● **STATED EXERCISE**
Line by line, repeat the data below exactly, beginning at the first line and ending at the line with "pix = Affine2D().scale(1". Omit pictures.

● **GIVEN INFORMATION**
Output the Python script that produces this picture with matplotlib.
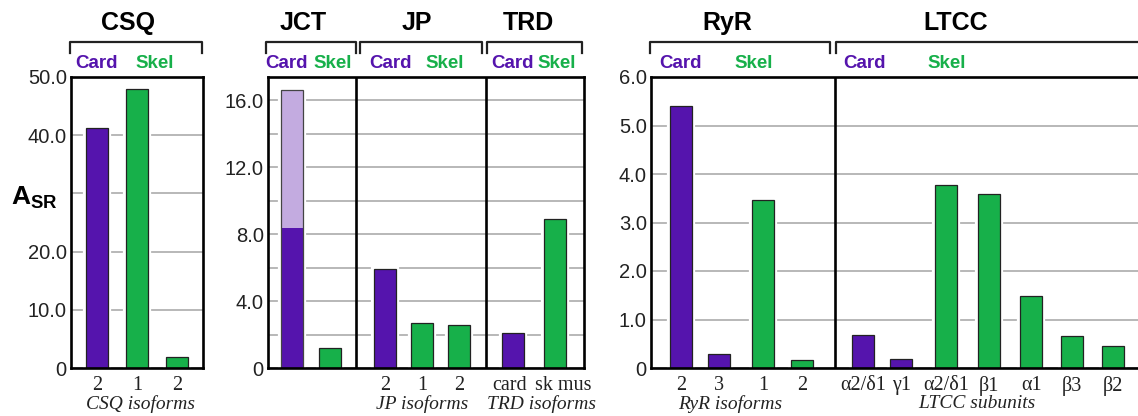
import numpy as np
import matplotlib
matplotlib.use("Agg")
import matplotlib.pyplot as plt
from matplotlib.transforms import Affine2D, blended_transform_factory
from matplotlib.lines import Line2D

plt.rcParams['font.family'] = ['Liberation Sans', 'DejaVu Sans']
plt.rcParams['mathtext.fontset'] = 'custom'
plt.rcParams['mathtext.bf'] = 'Liberation Sans:bold'
plt.rcParams['mathtext.rm'] = 'Liberation Sans'

# --- data -------------------------------------------------------------
csq_labels = ['2', '1', '2']
csq_values = [41.3, 47.9, 1.9]
csq_group = ['card', 'skel', 'skel']

jct_values = [8.4, 1.2]           # card (dark part), skel
jct_card_extra = 8.2              # light purple part on top of card bar
jct_group = ['card', 'skel']

jp_labels = ['2', '1', '2']
jp_values = [5.9, 2.7, 2.6]
jp_group = ['card', 'skel', 'skel']

trd_labels = ['card', 'sk mus']
trd_values = [2.1, 8.9]
trd_group = ['card', 'skel']

ryr_labels = ['2', '3', '1', '2']
ryr_values = [5.4, 0.28, 3.46, 0.16]
ryr_group = ['card', 'card', 'skel', 'skel']

ltcc_labels = ['α2/δ1', 'γ1', 'α2/δ1', 'β1', 'α1', 'β3', 'β2']
ltcc_values = [0.69, 0.18, 3.77, 3.58, 1.49, 0.65, 0.45]
ltcc_group = ['card', 'card', 'skel', 'skel', 'skel', 'skel', 'skel']

# --- style ------------------------------------------------------------
PURPLE = '#5514ad'
LIGHT = '#c3abe0'
GREEN = '#17b04a'
colors = {'card': PURPLE, 'skel': GREEN}
GRID = '#ababab'
SERIF = ['Liberation Serif', 'DejaVu Serif']
BW = 0.55

W, H = 1138, 416
fig = plt.figure(figsize=(W / 100, H / 100), dpi=100)
pix = Affine2D().scale(1 / W, -1 / H).translate(0, 1) + fig.transFigure


def make_ax(left, right, top=77, bottom=368):
    ax = fig.add_axes([left / W, 1 - bottom / H, (right - left) / W, (bottom - top) / H])
    for s in ax.spines.values():
        s.set_linewidth(1.9)
        s.set_zorder(5)
    ax.tick_params(axis='y', length=0, pad=3)
    ax.tick_params(axis='x', length=0, pad=6)
    ax.yaxis.grid(True, color=GRID, linewidth=1.2, zorder=0)
    ax.set_axisbelow(True)
    return ax


def draw_bars(ax, pos, vals, groups):
    ax.bar(pos, vals, BW, color='white', edgecolor='white', linewidth=4.5, zorder=1.5)
    ax.bar(pos, vals, BW, color=[colors[g] for g in groups], edgecolor='#222222',
           linewidth=0.9, zorder=2)


def set_yticks(ax, ticks, labels):
    ax.set_yticks(ticks)
    ax.set_yticklabels(labels, fontsize=14.5, color='#222222')


def set_xticks(ax, pos, labels):
    ax.set_xticks(pos)
    ax.set_xticklabels(labels, fontsize=14.5, family=SERIF, color='#222222')


def xlabel(ax, x, text):
    tr = blended_transform_factory(ax.transData, pix)
    ax.text(x, 404, text, transform=tr, ha='center', va='center', fontsize=14,
            family=SERIF, style='italic', color='#222222', clip_on=False)


# panel 1 : CSQ
ax1 = make_ax(71, 203)
p1 = np.arange(len(csq_values))
draw_bars(ax1, p1, csq_values, csq_group)
ax1.set_xlim(-0.65, 2.65)
ax1.set_ylim(0, 50)
set_yticks(ax1, [0, 10, 20, 30, 40, 50], ['0', '10.0', '20.0', '', '40.0', '50.0'])
set_xticks(ax1, p1, csq_labels)
xlabel(ax1, 1.1, 'CSQ isoforms')

# panel 2 : JCT / JP / TRD
ax2 = make_ax(268, 584)
p_jct = [0.6, 1.55]
p_jp = [2.93, 3.85, 4.78]
p_trd = [6.13, 7.18]
lab_trd = [6.03, 7.38]   # label positions (slightly off the bars, as in the original)
jct_total = jct_values[0] + jct_card_extra
ax2.bar(p_jct, [jct_total, jct_values[1]], BW, color='white', edgecolor='white',
        linewidth=4.5, zorder=1.5)
ax2.bar(p_jct[0], jct_values[0], BW, color=PURPLE, linewidth=0, zorder=2)
ax2.bar(p_jct[0], jct_card_extra, BW, bottom=jct_values[0], color=LIGHT, linewidth=0, zorder=2)
ax2.bar(p_jct[0], jct_total, BW, fill=False, edgecolor='#444444', linewidth=0.9, zorder=2.1)
ax2.bar(p_jct[1], jct_values[1], BW, color=GREEN, edgecolor='#222222', linewidth=0.9, zorder=2)
draw_bars(ax2, p_jp, jp_values, jp_group)
draw_bars(ax2, p_trd, trd_values, trd_group)
for xd in (2.2, 5.45):
    ax2.axvline(xd, color='black', linewidth=1.9, zorder=5)
ax2.set_xlim(0, 7.9)
ax2.set_ylim(0, 17.4)
set_yticks(ax2, np.arange(0, 17, 2),
           ['0', '', '4.0', '', '8.0', '', '12.0', '', '16.0'])
set_xticks(ax2, p_jp + lab_trd, jp_labels + trd_labels)
xlabel(ax2, 3.85, 'JP isoforms')
xlabel(ax2, 6.83, 'TRD isoforms')

# panel 3 : RyR / LTCC
ax3 = make_ax(651, 1146)
p_ryr = [0.75, 1.7, 2.8, 3.775]
p_ltcc = [5.3, 6.26, 7.375, 8.45, 9.51, 10.53, 11.56]
draw_bars(ax3, p_ryr, ryr_values, ryr_group)
draw_bars(ax3, p_ltcc, ltcc_values, ltcc_group)
ax3.axvline(4.61, color='black', linewidth=1.9, zorder=5)
ax3.set_xlim(0, 12.375)
ax3.set_ylim(0, 6)
set_yticks(ax3, np.arange(0, 7), ['0', '1.0', '2.0', '3.0', '4.0', '5.0', '6.0'])
set_xticks(ax3, p_ryr + p_ltcc, ryr_labels + ltcc_labels)
xlabel(ax3, 1.975, 'RyR isoforms')
xlabel(ax3, 8.15, 'LTCC subunits')

# --- headers: titles, brackets, Card / Skel -----------------------------
titles = [('CSQ', 128), ('JCT', 303), ('JP', 417), ('TRD', 528), ('RyR', 727), ('LTCC', 956)]
for t, x in titles:
    fig.text(x / W, 1 - 23 / H, t, ha='center', va='center', fontsize=18,
             fontweight='bold', color='black')

brackets = [(70, 202), (266, 356), (360, 482), (487, 582), (650, 830), (836, 1150)]
for x0, x1 in brackets:
    fig.add_artist(Line2D([x0, x0, x1, x1], [53, 42, 42, 53], transform=pix,
                          color='#222222', linewidth=1.6))

card_x = [96, 287, 391, 513, 680, 865]
skel_x = [155, 333, 445, 557, 754, 947]
for x in card_x:
    fig.text(x / W, 1 - 63 / H, 'Card', ha='center', va='center', fontsize=13.5,
             fontweight='bold', color=PURPLE)
for x in skel_x:
    fig.text(x / W, 1 - 63 / H, 'Skel', ha='center', va='center', fontsize=13.5,
             fontweight='bold', color=GREEN)

fig.text(11 / W, 1 - 198 / H, r'$\mathbf{A_{SR}}$', ha='left', va='center', fontsize=19)

fig.savefig('out.png', dpi=100)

● **REPLY TO THE TASK**
Output the Python script that produces this picture with matplotlib.
import numpy as np
import matplotlib
matplotlib.use("Agg")
import matplotlib.pyplot as plt
from matplotlib.transforms import Affine2D, blended_transform_factory
from matplotlib.lines import Line2D

plt.rcParams['font.family'] = ['Liberation Sans', 'DejaVu Sans']
plt.rcParams['mathtext.fontset'] = 'custom'
plt.rcParams['mathtext.bf'] = 'Liberation Sans:bold'
plt.rcParams['mathtext.rm'] = 'Liberation Sans'

# --- data -------------------------------------------------------------
csq_labels = ['2', '1', '2']
csq_values = [41.3, 47.9, 1.9]
csq_group = ['card', 'skel', 'skel']

jct_values = [8.4, 1.2]           # card (dark part), skel
jct_card_extra = 8.2              # light purple part on top of card bar
jct_group = ['card', 'skel']

jp_labels = ['2', '1', '2']
jp_values = [5.9, 2.7, 2.6]
jp_group = ['card', 'skel', 'skel']

trd_labels = ['card', 'sk mus']
trd_values = [2.1, 8.9]
trd_group = ['card', 'skel']

ryr_labels = ['2', '3', '1', '2']
ryr_values = [5.4, 0.28, 3.46, 0.16]
ryr_group = ['card', 'card', 'skel', 'skel']

ltcc_labels = ['α2/δ1', 'γ1', 'α2/δ1', 'β1', 'α1', 'β3', 'β2']
ltcc_values = [0.69, 0.18, 3.77, 3.58, 1.49, 0.65, 0.45]
ltcc_group = ['card', 'card', 'skel', 'skel', 'skel', 'skel', 'skel']

# --- style ------------------------------------------------------------
PURPLE = '#5514ad'
LIGHT = '#c3abe0'
GREEN = '#17b04a'
colors = {'card': PURPLE, 'skel': GREEN}
GRID = '#ababab'
SERIF = ['Liberation Serif', 'DejaVu Serif']
BW = 0.55

W, H = 1138, 416
fig = plt.figure(figsize=(W / 100, H / 100), dpi=100)
pix = Affine2D().scale(1 / W, -1 / H).translate(0, 1) + fig.transFigure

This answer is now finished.